Voltando ao conceito de Augé, fica compreensível que nessa “sobremodernidade” muitos aspectos da modernidade coexistam em excesso. Entre eles, os bons e os maus. Vivemos um mundo onde a necessidade de orientação do tipo “o que é certo e o que é errado?” é tão grande que o relativismo se mostra como o maior valor que se pode ter. Nesse mundo da busca frenética pelo sentido da vida, religiões brotam por todos os lugares, são criadas e inventadas à medida da necessidade de cada um. Ao lado das novas religiões, da enxurrada  orientalista que inunda a sociedade de hoje, brigam a ciência, a superconscientização ambiental de um homem que, em prol do capital, degradou a natureza e seus recursos fundamentais; o global e o regional-local, que tenta uma volta a suas raízes perdidas com a modernidade etc.

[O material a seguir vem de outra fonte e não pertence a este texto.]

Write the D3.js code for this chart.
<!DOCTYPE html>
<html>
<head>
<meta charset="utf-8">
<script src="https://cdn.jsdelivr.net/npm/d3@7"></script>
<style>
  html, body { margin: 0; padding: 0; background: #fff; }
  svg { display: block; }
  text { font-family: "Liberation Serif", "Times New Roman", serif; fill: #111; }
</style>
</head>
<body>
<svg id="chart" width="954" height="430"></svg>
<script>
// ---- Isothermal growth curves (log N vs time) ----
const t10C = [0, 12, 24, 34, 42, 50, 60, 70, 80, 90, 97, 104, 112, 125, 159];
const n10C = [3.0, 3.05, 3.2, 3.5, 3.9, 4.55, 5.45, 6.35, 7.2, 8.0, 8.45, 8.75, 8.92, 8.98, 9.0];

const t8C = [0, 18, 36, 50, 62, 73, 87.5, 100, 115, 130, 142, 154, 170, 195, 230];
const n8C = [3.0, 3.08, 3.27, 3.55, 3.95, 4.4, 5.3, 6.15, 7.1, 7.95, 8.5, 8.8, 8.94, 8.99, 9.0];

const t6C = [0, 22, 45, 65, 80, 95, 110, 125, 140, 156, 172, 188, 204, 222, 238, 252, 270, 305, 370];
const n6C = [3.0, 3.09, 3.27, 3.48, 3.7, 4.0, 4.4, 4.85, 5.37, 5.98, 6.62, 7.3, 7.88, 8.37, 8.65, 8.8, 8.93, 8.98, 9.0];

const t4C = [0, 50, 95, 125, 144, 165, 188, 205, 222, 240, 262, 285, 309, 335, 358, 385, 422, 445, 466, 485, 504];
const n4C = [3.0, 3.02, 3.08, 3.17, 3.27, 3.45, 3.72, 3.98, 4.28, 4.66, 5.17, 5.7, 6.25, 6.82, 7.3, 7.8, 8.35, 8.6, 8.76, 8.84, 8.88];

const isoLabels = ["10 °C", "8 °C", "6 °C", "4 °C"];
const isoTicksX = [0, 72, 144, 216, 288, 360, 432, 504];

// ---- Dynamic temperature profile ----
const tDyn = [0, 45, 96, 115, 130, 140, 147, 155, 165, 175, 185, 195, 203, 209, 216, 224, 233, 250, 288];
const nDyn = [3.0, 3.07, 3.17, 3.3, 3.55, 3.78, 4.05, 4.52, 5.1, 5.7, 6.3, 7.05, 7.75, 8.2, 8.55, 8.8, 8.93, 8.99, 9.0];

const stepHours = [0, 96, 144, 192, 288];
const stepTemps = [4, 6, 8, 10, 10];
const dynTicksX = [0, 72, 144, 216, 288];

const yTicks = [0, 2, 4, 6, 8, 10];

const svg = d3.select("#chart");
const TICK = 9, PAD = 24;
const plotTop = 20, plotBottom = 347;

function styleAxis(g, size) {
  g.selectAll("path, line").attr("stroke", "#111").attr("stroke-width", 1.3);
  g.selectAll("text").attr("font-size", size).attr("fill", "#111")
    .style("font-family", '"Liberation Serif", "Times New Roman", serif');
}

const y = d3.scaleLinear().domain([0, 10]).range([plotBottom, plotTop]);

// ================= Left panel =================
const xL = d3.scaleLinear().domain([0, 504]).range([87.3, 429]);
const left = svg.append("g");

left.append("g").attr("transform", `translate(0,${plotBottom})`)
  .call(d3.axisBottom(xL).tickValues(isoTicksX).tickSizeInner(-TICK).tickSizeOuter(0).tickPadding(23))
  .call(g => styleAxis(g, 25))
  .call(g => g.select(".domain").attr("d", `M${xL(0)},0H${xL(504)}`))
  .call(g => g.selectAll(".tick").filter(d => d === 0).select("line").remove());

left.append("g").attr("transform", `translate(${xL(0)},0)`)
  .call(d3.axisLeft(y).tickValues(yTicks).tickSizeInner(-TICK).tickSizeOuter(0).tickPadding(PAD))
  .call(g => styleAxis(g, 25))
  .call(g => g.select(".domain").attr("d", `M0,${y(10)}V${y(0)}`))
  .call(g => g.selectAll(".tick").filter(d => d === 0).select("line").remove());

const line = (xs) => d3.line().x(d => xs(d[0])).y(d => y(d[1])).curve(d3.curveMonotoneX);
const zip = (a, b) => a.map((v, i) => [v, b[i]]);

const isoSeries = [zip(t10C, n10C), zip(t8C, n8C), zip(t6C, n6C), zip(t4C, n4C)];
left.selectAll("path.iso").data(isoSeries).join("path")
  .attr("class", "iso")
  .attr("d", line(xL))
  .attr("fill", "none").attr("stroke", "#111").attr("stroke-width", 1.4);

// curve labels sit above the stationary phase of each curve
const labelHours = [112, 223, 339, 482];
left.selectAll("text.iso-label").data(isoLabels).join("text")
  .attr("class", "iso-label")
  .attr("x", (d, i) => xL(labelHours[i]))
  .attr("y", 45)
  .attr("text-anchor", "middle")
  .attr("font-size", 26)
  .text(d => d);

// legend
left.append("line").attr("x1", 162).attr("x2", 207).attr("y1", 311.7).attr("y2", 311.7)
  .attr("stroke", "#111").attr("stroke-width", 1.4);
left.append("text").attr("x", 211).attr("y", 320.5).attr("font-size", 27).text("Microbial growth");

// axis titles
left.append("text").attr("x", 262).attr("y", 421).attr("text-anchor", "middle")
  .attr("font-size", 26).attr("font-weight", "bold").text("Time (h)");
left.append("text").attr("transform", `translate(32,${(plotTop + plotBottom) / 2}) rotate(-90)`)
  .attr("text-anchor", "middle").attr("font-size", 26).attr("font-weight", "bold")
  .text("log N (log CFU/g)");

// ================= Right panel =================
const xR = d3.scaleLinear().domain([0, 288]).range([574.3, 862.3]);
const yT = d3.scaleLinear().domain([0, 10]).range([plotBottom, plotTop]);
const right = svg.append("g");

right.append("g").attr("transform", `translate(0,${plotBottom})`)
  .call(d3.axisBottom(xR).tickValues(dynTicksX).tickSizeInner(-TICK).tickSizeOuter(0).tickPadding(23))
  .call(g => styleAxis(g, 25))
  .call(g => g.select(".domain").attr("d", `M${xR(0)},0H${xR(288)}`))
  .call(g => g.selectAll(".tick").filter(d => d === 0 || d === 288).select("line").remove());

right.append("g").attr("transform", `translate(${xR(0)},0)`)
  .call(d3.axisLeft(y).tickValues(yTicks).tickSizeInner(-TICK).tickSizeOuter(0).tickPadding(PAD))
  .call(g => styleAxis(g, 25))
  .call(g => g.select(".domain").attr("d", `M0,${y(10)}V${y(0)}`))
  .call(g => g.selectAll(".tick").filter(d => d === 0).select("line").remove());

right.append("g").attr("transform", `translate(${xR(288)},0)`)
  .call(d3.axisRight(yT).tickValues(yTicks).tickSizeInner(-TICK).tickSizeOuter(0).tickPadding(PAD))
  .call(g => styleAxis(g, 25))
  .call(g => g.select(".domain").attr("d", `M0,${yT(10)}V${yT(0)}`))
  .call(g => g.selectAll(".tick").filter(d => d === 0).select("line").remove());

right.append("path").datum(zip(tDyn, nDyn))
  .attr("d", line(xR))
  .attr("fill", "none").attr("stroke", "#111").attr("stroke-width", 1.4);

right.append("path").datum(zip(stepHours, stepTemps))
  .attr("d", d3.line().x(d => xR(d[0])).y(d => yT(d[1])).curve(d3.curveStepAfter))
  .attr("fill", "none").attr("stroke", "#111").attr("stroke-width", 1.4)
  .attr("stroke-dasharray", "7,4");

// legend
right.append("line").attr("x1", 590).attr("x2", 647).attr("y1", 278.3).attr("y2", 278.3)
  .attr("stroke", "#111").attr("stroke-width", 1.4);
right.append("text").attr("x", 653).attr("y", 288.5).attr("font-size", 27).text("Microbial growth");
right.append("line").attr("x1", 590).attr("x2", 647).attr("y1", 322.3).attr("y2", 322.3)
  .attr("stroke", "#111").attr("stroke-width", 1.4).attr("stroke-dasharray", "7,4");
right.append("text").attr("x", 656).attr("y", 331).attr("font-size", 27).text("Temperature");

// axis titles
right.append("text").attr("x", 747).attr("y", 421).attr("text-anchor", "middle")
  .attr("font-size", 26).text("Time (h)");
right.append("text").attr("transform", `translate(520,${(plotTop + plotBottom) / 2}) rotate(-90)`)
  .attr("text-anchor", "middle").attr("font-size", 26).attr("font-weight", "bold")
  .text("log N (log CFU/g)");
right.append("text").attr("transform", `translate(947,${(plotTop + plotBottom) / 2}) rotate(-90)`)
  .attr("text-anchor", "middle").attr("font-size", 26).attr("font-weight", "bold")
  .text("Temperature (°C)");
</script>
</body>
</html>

Diante do conceito de Augé, da  tese do “desencantamento do mundo” e dos aspectos (muitos deles apontados por Weber) que a cena de Metrópolis nos mostra, fica aberto o debate e feito o convite para pensarmos no que realmente consiste essa “pós-modernidade”, o que ela traz efetivamente ao homem e qual o papel e a força que a mídia ocupa nesse momento da nossa história.

AUGÉ, Marc. Não- lugares: introdução a uma antropologia da sobremodernidade. Trad. Lúcia Mucznik, Bertrand Editora, 1994

Weber, Max “A ciência como vocação” em Weber, M.: Ciência e Política: Duas Vocações, São Paulo, Editora Cultrix, 1993.